As I wrote in Asia Times Oct 16, Russia’s sale of its advanced S-400 air defense system to the Saudi Kingdom makes clear that Moscow wants to keep a balance of power in the Middle East. It is perceived as an ally of Iran, but also fears that Iran’s attempts to establish a permanent presence in Lebanon could provoke war with Israel – which Russia does not want. Russia allied with Iran to clean up Sunni jihadists in Syria, not least because large numbers of Russian Muslims came to Syria to fight against the Assad government and returned home as prospective terrorists. But the alliance only goes so far. From the Saudi point of view, hedging the kingdom’s bets against the United States is a rational response to the American drift towards Iran under the Obama Administration, according to a senior adviser to the Defense Department.
Moscow’s interest in Saudi Arabia goes well beyond the market for sophisticated arms, to be sure. Russian-Saudi cooperation to stabilize oil prices is in the interest of both parties. And Moscow will applaud the Crown Prince’s effort to suppress freelance financing for Sunni jihadists by members of the royal family.
Israel has quietly developed contacts with the Saudi government, which has far more to fear from Iran than from the Jewish state. Israel will continue to keep a low profile in the Arab world, but the Crown Prince’s purge has some direct implications for Israeli security. Among the victims of the Saudi crackdown was Lebanese Prime Minister Saad Hariri, who announced his resignation while in Saudi Arabia on Nov 4, citing an Iranian plot to kill him. Hariri almost certainly was ordered to resign by his Saudi hosts. His father, Raafik Hariri, was killed in a 2005 bombing attributed to Iran and its Lebanese militia Hezbollah.
Now, as Anna Ahronheim wrote in the Jerusalem Post on Nov 6, “It seems that Hariri has given Israel more legitimacy for a full-scale and uncompromising campaign against Iran and Lebanon, not only Hezbollah, should a war in the north break out.” Hariri gave credence to Israel’s position that Hezbollah, which threatens Israel with a stockpile of more than 100,000 missiles, is a cat’s paw for Iran. Israel’s Defense Minister Avidgor Lieberman tweeted on Nov 5, “Lebanon=Hezbollah. Hezbollah=Iran. Lebanon=Iran. Iran is dangerous to the world. Saad Hariri has proved that today.
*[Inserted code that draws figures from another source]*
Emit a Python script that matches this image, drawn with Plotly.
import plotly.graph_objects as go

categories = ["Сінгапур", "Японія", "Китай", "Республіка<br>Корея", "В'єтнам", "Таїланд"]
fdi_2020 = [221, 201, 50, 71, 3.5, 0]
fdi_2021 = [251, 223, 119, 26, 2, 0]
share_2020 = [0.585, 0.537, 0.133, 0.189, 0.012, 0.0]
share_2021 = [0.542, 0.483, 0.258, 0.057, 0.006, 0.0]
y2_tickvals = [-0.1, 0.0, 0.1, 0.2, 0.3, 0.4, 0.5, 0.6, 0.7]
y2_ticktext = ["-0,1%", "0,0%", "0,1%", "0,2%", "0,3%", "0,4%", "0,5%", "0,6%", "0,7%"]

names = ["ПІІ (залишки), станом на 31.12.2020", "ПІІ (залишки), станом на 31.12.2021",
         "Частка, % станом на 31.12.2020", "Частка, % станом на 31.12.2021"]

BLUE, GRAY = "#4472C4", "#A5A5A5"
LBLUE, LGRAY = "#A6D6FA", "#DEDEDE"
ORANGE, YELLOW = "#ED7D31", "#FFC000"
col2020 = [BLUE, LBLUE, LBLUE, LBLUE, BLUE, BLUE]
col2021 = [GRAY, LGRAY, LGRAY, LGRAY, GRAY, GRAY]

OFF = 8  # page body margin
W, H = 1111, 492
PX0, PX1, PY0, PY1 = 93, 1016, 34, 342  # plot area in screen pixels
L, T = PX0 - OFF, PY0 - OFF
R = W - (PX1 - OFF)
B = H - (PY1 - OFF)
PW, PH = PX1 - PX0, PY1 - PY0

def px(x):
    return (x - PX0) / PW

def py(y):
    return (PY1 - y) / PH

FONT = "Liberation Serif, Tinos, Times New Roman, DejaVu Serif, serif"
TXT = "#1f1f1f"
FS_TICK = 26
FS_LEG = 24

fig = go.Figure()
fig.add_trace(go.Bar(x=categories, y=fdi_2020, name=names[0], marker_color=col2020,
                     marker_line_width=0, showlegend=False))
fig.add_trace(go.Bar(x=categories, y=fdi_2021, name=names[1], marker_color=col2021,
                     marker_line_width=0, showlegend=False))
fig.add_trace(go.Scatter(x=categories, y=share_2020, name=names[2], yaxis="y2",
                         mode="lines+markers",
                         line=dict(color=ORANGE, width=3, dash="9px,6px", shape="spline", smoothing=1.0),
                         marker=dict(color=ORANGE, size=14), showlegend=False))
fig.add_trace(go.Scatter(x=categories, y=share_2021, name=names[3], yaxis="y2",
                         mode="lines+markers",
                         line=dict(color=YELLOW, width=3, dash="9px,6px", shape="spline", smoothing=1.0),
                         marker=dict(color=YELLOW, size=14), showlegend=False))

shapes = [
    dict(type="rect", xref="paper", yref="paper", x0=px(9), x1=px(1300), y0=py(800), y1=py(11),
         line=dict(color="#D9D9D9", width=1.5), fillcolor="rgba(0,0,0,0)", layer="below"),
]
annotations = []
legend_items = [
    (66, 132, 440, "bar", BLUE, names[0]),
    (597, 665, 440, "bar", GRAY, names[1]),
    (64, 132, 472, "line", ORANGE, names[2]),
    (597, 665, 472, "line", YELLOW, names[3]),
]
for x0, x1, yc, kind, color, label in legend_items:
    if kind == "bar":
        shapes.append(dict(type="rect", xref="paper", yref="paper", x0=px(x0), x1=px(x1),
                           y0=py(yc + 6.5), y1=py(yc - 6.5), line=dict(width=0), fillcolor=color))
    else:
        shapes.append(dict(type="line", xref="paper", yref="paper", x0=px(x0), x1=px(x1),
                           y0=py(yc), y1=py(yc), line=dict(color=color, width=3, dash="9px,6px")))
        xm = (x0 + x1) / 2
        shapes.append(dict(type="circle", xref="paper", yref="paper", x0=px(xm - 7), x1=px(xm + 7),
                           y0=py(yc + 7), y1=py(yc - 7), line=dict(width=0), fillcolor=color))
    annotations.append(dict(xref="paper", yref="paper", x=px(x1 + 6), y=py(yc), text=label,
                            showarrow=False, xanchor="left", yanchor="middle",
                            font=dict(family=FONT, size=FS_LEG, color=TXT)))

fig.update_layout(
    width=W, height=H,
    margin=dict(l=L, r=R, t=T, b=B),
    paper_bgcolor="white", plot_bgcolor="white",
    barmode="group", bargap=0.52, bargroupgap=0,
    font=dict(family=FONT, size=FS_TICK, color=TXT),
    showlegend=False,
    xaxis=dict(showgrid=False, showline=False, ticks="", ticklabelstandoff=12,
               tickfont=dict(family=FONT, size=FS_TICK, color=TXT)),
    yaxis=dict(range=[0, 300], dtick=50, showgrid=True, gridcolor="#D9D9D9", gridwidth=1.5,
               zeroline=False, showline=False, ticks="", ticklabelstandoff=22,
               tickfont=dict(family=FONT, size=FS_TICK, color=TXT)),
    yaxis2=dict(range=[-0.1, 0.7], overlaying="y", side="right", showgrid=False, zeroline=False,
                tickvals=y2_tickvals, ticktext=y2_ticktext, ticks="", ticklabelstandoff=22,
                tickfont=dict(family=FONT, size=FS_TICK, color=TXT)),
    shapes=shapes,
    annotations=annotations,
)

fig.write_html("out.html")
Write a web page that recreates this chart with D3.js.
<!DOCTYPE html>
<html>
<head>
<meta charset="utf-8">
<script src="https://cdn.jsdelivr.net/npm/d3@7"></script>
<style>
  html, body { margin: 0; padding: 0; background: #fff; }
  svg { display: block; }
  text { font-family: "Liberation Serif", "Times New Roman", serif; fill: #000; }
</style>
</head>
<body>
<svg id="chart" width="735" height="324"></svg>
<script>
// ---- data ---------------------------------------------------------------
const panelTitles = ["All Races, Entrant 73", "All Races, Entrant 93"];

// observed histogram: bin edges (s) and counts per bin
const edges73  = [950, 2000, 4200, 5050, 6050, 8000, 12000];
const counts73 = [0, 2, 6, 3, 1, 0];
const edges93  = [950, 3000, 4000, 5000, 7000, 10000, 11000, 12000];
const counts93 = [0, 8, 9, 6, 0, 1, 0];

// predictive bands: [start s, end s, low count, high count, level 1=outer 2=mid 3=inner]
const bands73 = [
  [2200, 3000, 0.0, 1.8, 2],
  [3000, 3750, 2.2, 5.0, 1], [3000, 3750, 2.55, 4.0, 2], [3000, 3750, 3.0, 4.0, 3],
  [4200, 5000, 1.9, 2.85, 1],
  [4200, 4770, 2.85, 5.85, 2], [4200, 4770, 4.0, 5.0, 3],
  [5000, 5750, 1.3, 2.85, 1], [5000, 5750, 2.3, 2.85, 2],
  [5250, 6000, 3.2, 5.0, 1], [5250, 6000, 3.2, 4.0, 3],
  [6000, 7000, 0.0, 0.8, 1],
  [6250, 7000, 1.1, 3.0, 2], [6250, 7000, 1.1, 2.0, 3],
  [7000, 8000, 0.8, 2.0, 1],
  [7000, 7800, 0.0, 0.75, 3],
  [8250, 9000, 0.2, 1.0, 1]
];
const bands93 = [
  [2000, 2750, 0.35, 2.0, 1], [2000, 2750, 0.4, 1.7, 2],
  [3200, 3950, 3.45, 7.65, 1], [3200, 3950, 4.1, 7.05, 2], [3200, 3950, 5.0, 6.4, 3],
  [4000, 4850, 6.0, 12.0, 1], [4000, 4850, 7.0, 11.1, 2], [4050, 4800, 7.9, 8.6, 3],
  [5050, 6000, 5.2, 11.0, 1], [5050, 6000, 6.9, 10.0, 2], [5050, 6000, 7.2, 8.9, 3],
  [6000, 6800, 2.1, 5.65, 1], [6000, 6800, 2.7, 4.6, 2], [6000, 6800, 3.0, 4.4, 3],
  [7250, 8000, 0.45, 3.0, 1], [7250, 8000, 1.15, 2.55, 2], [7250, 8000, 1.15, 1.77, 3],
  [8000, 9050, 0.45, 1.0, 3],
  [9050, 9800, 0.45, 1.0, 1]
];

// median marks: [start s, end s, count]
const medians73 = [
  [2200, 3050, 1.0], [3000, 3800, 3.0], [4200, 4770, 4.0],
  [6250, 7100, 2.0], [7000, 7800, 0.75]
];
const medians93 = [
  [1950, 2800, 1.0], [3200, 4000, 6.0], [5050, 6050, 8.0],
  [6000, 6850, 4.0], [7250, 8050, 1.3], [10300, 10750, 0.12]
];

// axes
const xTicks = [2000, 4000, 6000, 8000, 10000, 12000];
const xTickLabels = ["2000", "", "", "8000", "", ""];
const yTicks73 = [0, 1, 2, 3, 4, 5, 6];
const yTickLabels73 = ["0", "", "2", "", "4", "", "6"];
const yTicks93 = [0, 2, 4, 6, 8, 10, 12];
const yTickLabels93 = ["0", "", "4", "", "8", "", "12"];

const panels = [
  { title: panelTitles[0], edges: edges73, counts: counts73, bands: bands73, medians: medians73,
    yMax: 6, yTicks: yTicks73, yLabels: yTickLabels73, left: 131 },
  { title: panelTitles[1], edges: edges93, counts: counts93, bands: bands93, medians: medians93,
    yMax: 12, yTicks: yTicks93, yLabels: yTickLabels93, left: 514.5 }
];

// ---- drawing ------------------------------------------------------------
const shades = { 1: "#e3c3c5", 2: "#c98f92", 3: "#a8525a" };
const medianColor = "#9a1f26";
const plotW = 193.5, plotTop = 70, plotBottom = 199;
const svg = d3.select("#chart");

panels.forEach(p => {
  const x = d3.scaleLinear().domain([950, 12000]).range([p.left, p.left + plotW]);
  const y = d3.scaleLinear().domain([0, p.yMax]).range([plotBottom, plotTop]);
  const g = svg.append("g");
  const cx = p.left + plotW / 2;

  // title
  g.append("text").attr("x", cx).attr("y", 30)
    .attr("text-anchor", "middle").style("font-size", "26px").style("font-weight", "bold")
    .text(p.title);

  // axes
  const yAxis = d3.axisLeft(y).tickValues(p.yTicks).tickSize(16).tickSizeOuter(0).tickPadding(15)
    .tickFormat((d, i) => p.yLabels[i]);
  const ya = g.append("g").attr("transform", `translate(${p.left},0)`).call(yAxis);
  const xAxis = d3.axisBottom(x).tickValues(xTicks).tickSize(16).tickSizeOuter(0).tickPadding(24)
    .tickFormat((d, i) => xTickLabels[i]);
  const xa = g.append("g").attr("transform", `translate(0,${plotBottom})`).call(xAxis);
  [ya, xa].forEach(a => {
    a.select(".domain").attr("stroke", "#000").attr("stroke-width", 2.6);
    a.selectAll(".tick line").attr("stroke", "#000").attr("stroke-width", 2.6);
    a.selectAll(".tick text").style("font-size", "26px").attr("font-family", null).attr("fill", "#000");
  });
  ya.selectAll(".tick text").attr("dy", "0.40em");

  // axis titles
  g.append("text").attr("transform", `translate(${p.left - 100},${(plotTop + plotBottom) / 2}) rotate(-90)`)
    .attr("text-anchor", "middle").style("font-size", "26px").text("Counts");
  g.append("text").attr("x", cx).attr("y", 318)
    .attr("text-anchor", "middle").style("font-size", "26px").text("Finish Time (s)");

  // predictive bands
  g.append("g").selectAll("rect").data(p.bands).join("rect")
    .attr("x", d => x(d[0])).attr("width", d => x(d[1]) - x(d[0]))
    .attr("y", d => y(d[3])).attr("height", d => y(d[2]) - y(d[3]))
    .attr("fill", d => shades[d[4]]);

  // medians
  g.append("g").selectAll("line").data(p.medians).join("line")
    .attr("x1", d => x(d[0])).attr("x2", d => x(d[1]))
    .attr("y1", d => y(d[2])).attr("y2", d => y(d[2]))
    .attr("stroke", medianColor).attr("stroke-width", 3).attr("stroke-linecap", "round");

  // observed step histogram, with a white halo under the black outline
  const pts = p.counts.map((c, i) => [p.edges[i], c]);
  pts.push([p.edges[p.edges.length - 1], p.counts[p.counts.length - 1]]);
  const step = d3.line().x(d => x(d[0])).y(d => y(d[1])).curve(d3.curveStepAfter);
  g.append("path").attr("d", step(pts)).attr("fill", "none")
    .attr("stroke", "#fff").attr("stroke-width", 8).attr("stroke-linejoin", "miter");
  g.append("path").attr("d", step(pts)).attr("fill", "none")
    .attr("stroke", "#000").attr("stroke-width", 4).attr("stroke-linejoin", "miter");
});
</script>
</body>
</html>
Period.”
Yoav Gallant, a member of Israel’s security cabinet, commented, “Iran controls actually Lebanon, Iraq and is working very hard to take over Syria. This is a great danger to the stability of the region and the peace of the world. Hariri understands very well that after the massacre that is taking place in Syria, he might be next in line, as it happened to his father Rafik al-Hariri, and he is saying it in his own words.”
Should war break out, the Jerusalem Post quoted Gallant as saying Israel “will bring Lebanon back to the stone age.”
From the viewpoint of Washington, Beijing, Moscow, and Jerusalem, this is win-win-win-win. The odd man out is Iran, whose attempts to project power from Tehran to the Mediterranean have become an annoyance even for its allies. The shape of the deal emerging in the Middle East was visible last summer. As I wrote on July 17, the US and Russia both need to leash their dogs – the former to crack down on Saudi financing of Sunni jihadists and the latter to puncture Iran’s dream of a Shi’a empire.
The missing ingredient in the mix was a Saudi leader with the courage to face down his own family as well as the country’s religious establishment. It is not clear yet that Prince Mohammed bin Salman will succeed, but if he does, he will be the most popular world leader of 2017.